[STATED GOAL] Copy out the data exactly, leaving the pictures behind.

[DATA LISTING]
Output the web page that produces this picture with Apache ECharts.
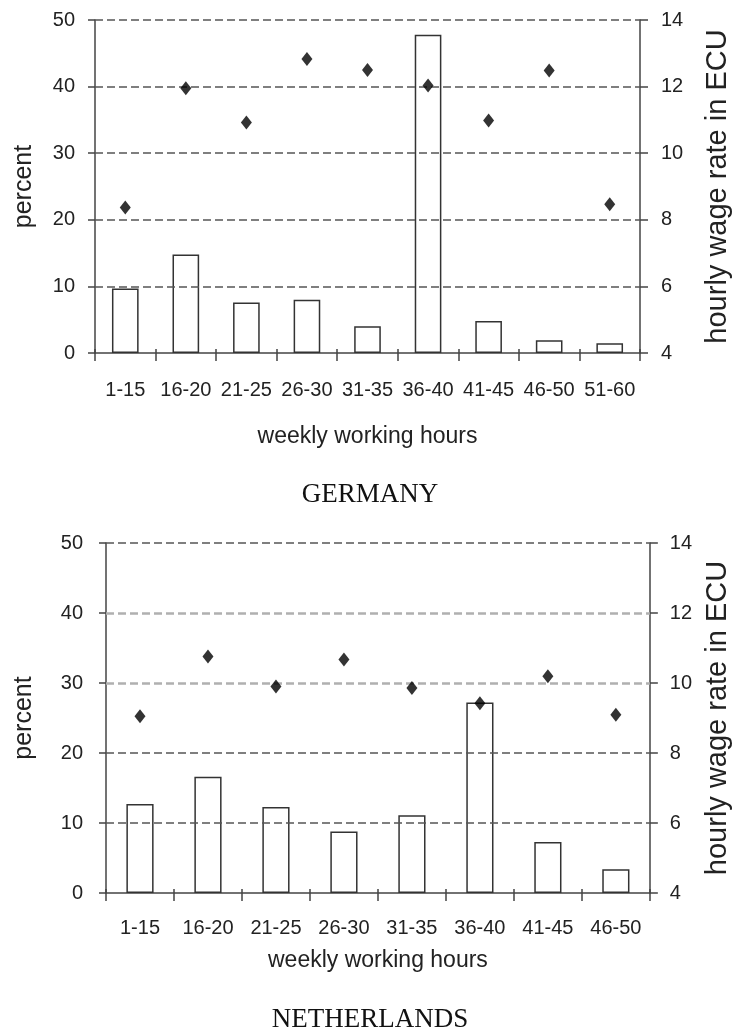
<!DOCTYPE html>
<html>
<head>
<meta charset="utf-8">
<script src="https://cdn.jsdelivr.net/npm/echarts@6/dist/echarts.min.js"></script>
<style>
html,body{margin:0;padding:0;background:#fff;}
#chart{width:740px;height:1032px;}
</style>
</head>
<body>
<div id="chart"></div>
<script>
// ---- data ----
const deCategories = ['1-15','16-20','21-25','26-30','31-35','36-40','41-45','46-50','51-60'];
const dePercent = [9.7, 14.8, 7.6, 8.0, 4.0, 47.8, 4.8, 1.9, 1.45];
const deWage = [8.37, 11.95, 10.92, 12.83, 12.5, 12.03, 10.98, 12.48, 8.47];

const nlCategories = ['1-15','16-20','21-25','26-30','31-35','36-40','41-45','46-50'];
const nlPercent = [12.7, 16.6, 12.3, 8.8, 11.1, 27.2, 7.3, 3.4];
const nlWage = [9.05, 10.76, 9.9, 10.67, 9.86, 9.42, 10.19, 9.09];

const percentTicks = [10, 20, 30, 40, 50];

// ---- styles ----
const SANS = 'Liberation Sans';
const SERIF = 'Liberation Serif';
const TXT = '#222';
const AX = '#444';
const DARK = '#555';
const LIGHT = '#b0b0b0';

const chart = echarts.init(document.getElementById('chart'), null, {renderer: 'canvas'});

function xAxes(gridIndex, cats, gap, margin) {
  return [
    {
      type: 'category', gridIndex, data: cats, position: 'bottom',
      boundaryGap: true,
      axisLine: {show: true, lineStyle: {color: AX, width: 1.5}},
      axisTick: {show: true, inside: false, length: 8, alignWithLabel: false, lineStyle: {color: AX, width: 1.5}},
      axisLabel: {show: true, interval: 0, margin: margin, fontFamily: SANS, fontSize: 20, color: TXT},
      name: 'weekly working hours', nameLocation: 'middle', nameGap: gap,
      nameTextStyle: {fontFamily: SANS, fontSize: 23, color: TXT},
      splitLine: {show: false}
    },
    {
      type: 'category', gridIndex, data: cats, position: 'bottom',
      boundaryGap: true,
      axisLine: {show: false},
      axisTick: {show: true, inside: true, length: 4, lineStyle: {color: AX, width: 1.5}},
      axisLabel: {show: false},
      splitLine: {show: false}
    }
  ];
}

function yAxes(gridIndex, leftGap, rightGap, lMargin, rMargin) {
  return [
    {
      type: 'value', gridIndex, position: 'left', min: 0, max: 50, interval: 10,
      axisLine: {show: true, lineStyle: {color: AX, width: 1.5}},
      axisTick: {show: true, length: 7, lineStyle: {color: AX, width: 1.5}},
      axisLabel: {margin: lMargin, fontFamily: SANS, fontSize: 20, color: TXT},
      splitLine: {show: false},
      name: 'percent', nameLocation: 'middle', nameGap: leftGap, nameRotate: 90,
      nameTextStyle: {fontFamily: SANS, fontSize: 25, color: TXT}
    },
    {
      type: 'value', gridIndex, position: 'right', min: 4, max: 14, interval: 2,
      axisLine: {show: true, lineStyle: {color: AX, width: 1.5}},
      axisTick: {show: true, length: 8, lineStyle: {color: AX, width: 1.5}},
      axisLabel: {margin: rMargin, fontFamily: SANS, fontSize: 20, color: TXT},
      splitLine: {show: false},
      name: 'hourly wage rate in ECU', nameLocation: 'middle', nameGap: rightGap, nameRotate: 90,
      nameTextStyle: {fontFamily: SANS, fontSize: 29, color: TXT}
    }
  ];
}

function gridLines(colors, widths) {
  return percentTicks.map((v, i) => ({
    yAxis: v,
    lineStyle: {color: colors[i], width: widths[i], type: [8, 4]}
  }));
}

function seriesFor(xIdx, yIdx, pct, wage, lineColors, lineWidths, barW) {
  return [
    {
      type: 'line', xAxisIndex: xIdx, yAxisIndex: yIdx, data: [], z: 1, silent: true,
      markLine: {
        silent: true, symbol: ['none', 'none'], label: {show: false},
        data: gridLines(lineColors, lineWidths)
      }
    },
    {
      type: 'bar', xAxisIndex: xIdx, yAxisIndex: yIdx, data: pct, z: 3,
      barWidth: barW,
      itemStyle: {color: '#fff', borderColor: '#333', borderWidth: 1.5},
      silent: true
    },
    {
      type: 'scatter', xAxisIndex: xIdx, yAxisIndex: yIdx + 1, data: wage, z: 5,
      symbol: 'diamond', symbolSize: [11, 14],
      itemStyle: {color: '#000'},
      silent: true
    }
  ];
}

const option = {
  animation: false,
  backgroundColor: '#fff',
  title: [
    {text: 'GERMANY', left: 'center', top: 476,
     textStyle: {fontFamily: SERIF, fontSize: 27, fontWeight: 'normal', color: '#111'}},
    {text: 'NETHERLANDS', left: 'center', top: 1001,
     textStyle: {fontFamily: SERIF, fontSize: 27, fontWeight: 'normal', color: '#111'}}
  ],
  grid: [
    {left: 95, right: 96, top: 20, height: 333, containLabel: false},
    {left: 106, right: 82, top: 543, height: 350, containLabel: false}
  ],
  xAxis: [].concat(xAxes(0, deCategories, 72, 27), xAxes(1, nlCategories, 56, 25)),
  yAxis: [].concat(yAxes(0, 58, 63, 20, 21), yAxes(1, 69, 51, 23, 20)),
  series: [].concat(
    seriesFor(0, 0, dePercent, deWage, [DARK, DARK, DARK, DARK, DARK], [1.5, 1.5, 1.5, 1.5, 1.5], '44%'),
    seriesFor(2, 2, nlPercent, nlWage, [DARK, DARK, LIGHT, LIGHT, DARK], [1.5, 1.5, 2.5, 2.5, 1.5], '40%')
  )
};

chart.setOption(option);
</script>
</body>
</html>
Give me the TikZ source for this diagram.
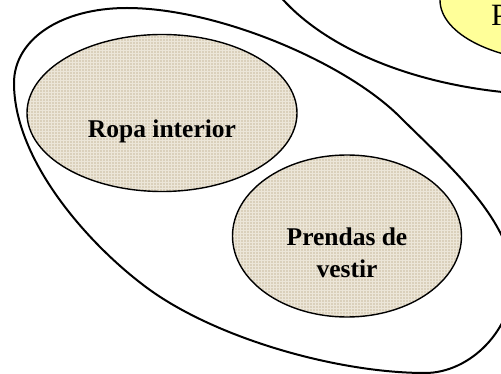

[THE REPLY]
Output the web page that produces this picture with Apache ECharts.
<!DOCTYPE html>
<html>
<head>
<meta charset="utf-8">
<script src="https://cdn.jsdelivr.net/npm/echarts@6/dist/echarts.min.js"></script>
<style>
html,body{margin:0;padding:0;background:#fff;}
#chart{width:740px;height:1032px;}
</style>
</head>
<body>
<div id="chart"></div>
<script>
// ---- data ----
const deCategories = ['1-15','16-20','21-25','26-30','31-35','36-40','41-45','46-50','51-60'];
const dePercent = [9.7, 14.8, 7.6, 8.0, 4.0, 47.8, 4.8, 1.9, 1.45];
const deWage = [8.37, 11.95, 10.92, 12.83, 12.5, 12.03, 10.98, 12.48, 8.47];

const nlCategories = ['1-15','16-20','21-25','26-30','31-35','36-40','41-45','46-50'];
const nlPercent = [12.7, 16.6, 12.3, 8.8, 11.1, 27.2, 7.3, 3.4];
const nlWage = [9.05, 10.76, 9.9, 10.67, 9.86, 9.42, 10.19, 9.09];

const percentTicks = [10, 20, 30, 40, 50];

// ---- styles ----
const SANS = 'Liberation Sans';
const SERIF = 'Liberation Serif';
const TXT = '#222';
const AX = '#444';
const DARK = '#555';
const LIGHT = '#b0b0b0';

const chart = echarts.init(document.getElementById('chart'), null, {renderer: 'canvas'});

function xAxes(gridIndex, cats, gap, margin) {
  return [
    {
      type: 'category', gridIndex, data: cats, position: 'bottom',
      boundaryGap: true,
      axisLine: {show: true, lineStyle: {color: AX, width: 1.5}},
      axisTick: {show: true, inside: false, length: 8, alignWithLabel: false, lineStyle: {color: AX, width: 1.5}},
      axisLabel: {show: true, interval: 0, margin: margin, fontFamily: SANS, fontSize: 20, color: TXT},
      name: 'weekly working hours', nameLocation: 'middle', nameGap: gap,
      nameTextStyle: {fontFamily: SANS, fontSize: 23, color: TXT},
      splitLine: {show: false}
    },
    {
      type: 'category', gridIndex, data: cats, position: 'bottom',
      boundaryGap: true,
      axisLine: {show: false},
      axisTick: {show: true, inside: true, length: 4, lineStyle: {color: AX, width: 1.5}},
      axisLabel: {show: false},
      splitLine: {show: false}
    }
  ];
}

function yAxes(gridIndex, leftGap, rightGap, lMargin, rMargin) {
  return [
    {
      type: 'value', gridIndex, position: 'left', min: 0, max: 50, interval: 10,
      axisLine: {show: true, lineStyle: {color: AX, width: 1.5}},
      axisTick: {show: true, length: 7, lineStyle: {color: AX, width: 1.5}},
      axisLabel: {margin: lMargin, fontFamily: SANS, fontSize: 20, color: TXT},
      splitLine: {show: false},
      name: 'percent', nameLocation: 'middle', nameGap: leftGap, nameRotate: 90,
      nameTextStyle: {fontFamily: SANS, fontSize: 25, color: TXT}
    },
    {
      type: 'value', gridIndex, position: 'right', min: 4, max: 14, interval: 2,
      axisLine: {show: true, lineStyle: {color: AX, width: 1.5}},
      axisTick: {show: true, length: 8, lineStyle: {color: AX, width: 1.5}},
      axisLabel: {margin: rMargin, fontFamily: SANS, fontSize: 20, color: TXT},
      splitLine: {show: false},
      name: 'hourly wage rate in ECU', nameLocation: 'middle', nameGap: rightGap, nameRotate: 90,
      nameTextStyle: {fontFamily: SANS, fontSize: 29, color: TXT}
    }
  ];
}

function gridLines(colors, widths) {
  return percentTicks.map((v, i) => ({
    yAxis: v,
    lineStyle: {color: colors[i], width: widths[i], type: [8, 4]}
  }));
}

function seriesFor(xIdx, yIdx, pct, wage, lineColors, lineWidths, barW) {
  return [
    {
      type: 'line', xAxisIndex: xIdx, yAxisIndex: yIdx, data: [], z: 1, silent: true,
      markLine: {
        silent: true, symbol: ['none', 'none'], label: {show: false},
        data: gridLines(lineColors, lineWidths)
      }
    },
    {
      type: 'bar', xAxisIndex: xIdx, yAxisIndex: yIdx, data: pct, z: 3,
      barWidth: barW,
      itemStyle: {color: '#fff', borderColor: '#333', borderWidth: 1.5},
      silent: true
    },
    {
      type: 'scatter', xAxisIndex: xIdx, yAxisIndex: yIdx + 1, data: wage, z: 5,
      symbol: 'diamond', symbolSize: [11, 14],
      itemStyle: {color: '#000'},
      silent: true
    }
  ];
}

const option = {
  animation: false,
  backgroundColor: '#fff',
  title: [
    {text: 'GERMANY', left: 'center', top: 476,
     textStyle: {fontFamily: SERIF, fontSize: 27, fontWeight: 'normal', color: '#111'}},
    {text: 'NETHERLANDS', left: 'center', top: 1001,
     textStyle: {fontFamily: SERIF, fontSize: 27, fontWeight: 'normal', color: '#111'}}
  ],
  grid: [
    {left: 95, right: 96, top: 20, height: 333, containLabel: false},
    {left: 106, right: 82, top: 543, height: 350, containLabel: false}
  ],
  xAxis: [].concat(xAxes(0, deCategories, 72, 27), xAxes(1, nlCategories, 56, 25)),
  yAxis: [].concat(yAxes(0, 58, 63, 20, 21), yAxes(1, 69, 51, 23, 20)),
  series: [].concat(
    seriesFor(0, 0, dePercent, deWage, [DARK, DARK, DARK, DARK, DARK], [1.5, 1.5, 1.5, 1.5, 1.5], '44%'),
    seriesFor(2, 2, nlPercent, nlWage, [DARK, DARK, LIGHT, LIGHT, DARK], [1.5, 1.5, 2.5, 2.5, 1.5], '40%')
  )
};

chart.setOption(option);
</script>
</body>
</html>
Give me the TikZ source for this diagram.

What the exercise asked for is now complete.